"""

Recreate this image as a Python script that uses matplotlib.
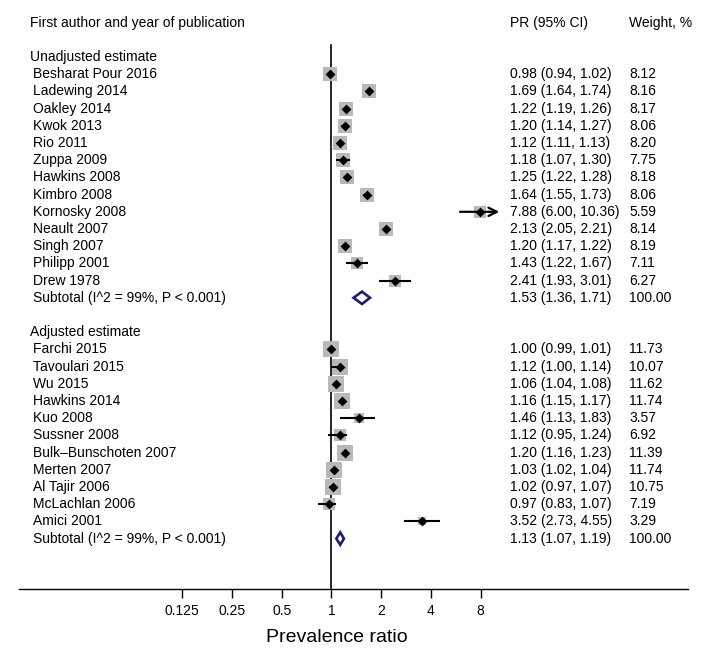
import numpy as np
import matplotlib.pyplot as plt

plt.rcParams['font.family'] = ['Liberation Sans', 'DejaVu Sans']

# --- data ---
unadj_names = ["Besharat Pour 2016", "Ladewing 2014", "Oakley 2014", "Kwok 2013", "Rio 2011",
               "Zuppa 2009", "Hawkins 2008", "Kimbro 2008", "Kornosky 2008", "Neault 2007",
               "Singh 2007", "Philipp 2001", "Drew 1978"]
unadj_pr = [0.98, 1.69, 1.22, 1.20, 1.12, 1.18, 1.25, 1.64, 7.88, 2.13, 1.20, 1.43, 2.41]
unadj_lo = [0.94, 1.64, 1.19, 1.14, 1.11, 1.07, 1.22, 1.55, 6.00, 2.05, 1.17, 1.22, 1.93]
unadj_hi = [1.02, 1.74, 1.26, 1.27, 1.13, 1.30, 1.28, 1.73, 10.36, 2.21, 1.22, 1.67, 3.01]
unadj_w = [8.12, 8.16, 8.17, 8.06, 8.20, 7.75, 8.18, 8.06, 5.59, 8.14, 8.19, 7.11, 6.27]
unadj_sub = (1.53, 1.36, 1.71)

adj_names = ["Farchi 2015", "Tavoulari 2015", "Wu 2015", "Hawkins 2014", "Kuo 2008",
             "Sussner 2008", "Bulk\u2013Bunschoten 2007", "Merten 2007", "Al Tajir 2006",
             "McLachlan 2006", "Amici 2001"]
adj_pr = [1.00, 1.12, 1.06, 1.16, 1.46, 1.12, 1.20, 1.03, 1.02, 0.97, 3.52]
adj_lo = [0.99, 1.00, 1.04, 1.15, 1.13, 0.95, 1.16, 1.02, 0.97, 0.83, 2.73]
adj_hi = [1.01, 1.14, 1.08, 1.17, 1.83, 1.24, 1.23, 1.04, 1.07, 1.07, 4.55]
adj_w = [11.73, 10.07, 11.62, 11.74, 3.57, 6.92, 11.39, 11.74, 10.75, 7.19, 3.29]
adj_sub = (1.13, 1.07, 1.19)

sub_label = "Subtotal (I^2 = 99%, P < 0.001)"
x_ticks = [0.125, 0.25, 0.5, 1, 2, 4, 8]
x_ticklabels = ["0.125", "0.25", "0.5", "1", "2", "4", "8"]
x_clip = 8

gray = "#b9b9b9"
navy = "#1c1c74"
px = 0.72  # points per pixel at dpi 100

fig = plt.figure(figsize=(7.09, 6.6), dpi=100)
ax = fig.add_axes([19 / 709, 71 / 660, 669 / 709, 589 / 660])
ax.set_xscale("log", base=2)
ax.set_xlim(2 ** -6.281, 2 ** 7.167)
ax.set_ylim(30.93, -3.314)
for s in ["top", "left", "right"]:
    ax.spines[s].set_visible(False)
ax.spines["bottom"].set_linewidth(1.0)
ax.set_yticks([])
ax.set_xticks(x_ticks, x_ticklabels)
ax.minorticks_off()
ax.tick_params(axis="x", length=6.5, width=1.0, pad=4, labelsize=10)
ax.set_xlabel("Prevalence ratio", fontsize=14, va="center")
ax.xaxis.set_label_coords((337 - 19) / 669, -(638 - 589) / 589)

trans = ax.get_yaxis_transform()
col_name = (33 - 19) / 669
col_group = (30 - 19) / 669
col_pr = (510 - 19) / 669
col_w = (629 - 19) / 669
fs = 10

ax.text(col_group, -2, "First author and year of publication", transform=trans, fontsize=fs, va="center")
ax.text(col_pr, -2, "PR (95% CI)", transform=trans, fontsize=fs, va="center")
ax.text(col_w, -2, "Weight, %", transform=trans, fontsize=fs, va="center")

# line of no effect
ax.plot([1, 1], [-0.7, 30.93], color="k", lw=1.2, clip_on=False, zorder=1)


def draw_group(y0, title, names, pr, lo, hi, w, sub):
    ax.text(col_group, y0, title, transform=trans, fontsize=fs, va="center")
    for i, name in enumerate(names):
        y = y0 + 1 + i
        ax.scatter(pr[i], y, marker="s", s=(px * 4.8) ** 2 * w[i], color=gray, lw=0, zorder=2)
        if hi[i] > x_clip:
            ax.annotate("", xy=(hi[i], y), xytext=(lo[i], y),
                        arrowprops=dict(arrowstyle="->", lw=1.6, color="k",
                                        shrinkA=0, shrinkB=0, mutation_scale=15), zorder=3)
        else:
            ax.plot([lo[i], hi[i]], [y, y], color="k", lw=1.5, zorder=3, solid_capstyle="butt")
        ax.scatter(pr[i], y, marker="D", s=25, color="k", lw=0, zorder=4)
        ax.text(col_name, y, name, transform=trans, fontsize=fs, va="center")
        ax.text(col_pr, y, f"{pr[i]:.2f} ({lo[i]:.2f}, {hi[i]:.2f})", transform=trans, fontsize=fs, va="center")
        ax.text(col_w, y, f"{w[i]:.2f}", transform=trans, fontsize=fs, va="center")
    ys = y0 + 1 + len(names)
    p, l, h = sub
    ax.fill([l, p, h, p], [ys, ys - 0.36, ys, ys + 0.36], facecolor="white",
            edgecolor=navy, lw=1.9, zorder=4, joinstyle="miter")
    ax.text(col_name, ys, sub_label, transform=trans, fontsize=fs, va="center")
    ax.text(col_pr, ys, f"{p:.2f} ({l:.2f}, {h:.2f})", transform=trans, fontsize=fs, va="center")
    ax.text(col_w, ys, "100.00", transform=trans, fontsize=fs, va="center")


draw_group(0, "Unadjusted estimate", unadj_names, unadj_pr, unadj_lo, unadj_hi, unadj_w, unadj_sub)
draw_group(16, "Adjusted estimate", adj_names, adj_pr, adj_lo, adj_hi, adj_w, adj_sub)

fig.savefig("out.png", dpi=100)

"""

### TASK DESCRIPTION
Give back exactly the lines from the first line of the data through the line with "plt.rcParams['font.family'] = ['Liberation", pictures excluded.

### COMPLETED TASK
Recreate this image as a Python script that uses matplotlib.
import numpy as np
import matplotlib.pyplot as plt

plt.rcParams['font.family'] = ['Liberation Sans', 'DejaVu Sans']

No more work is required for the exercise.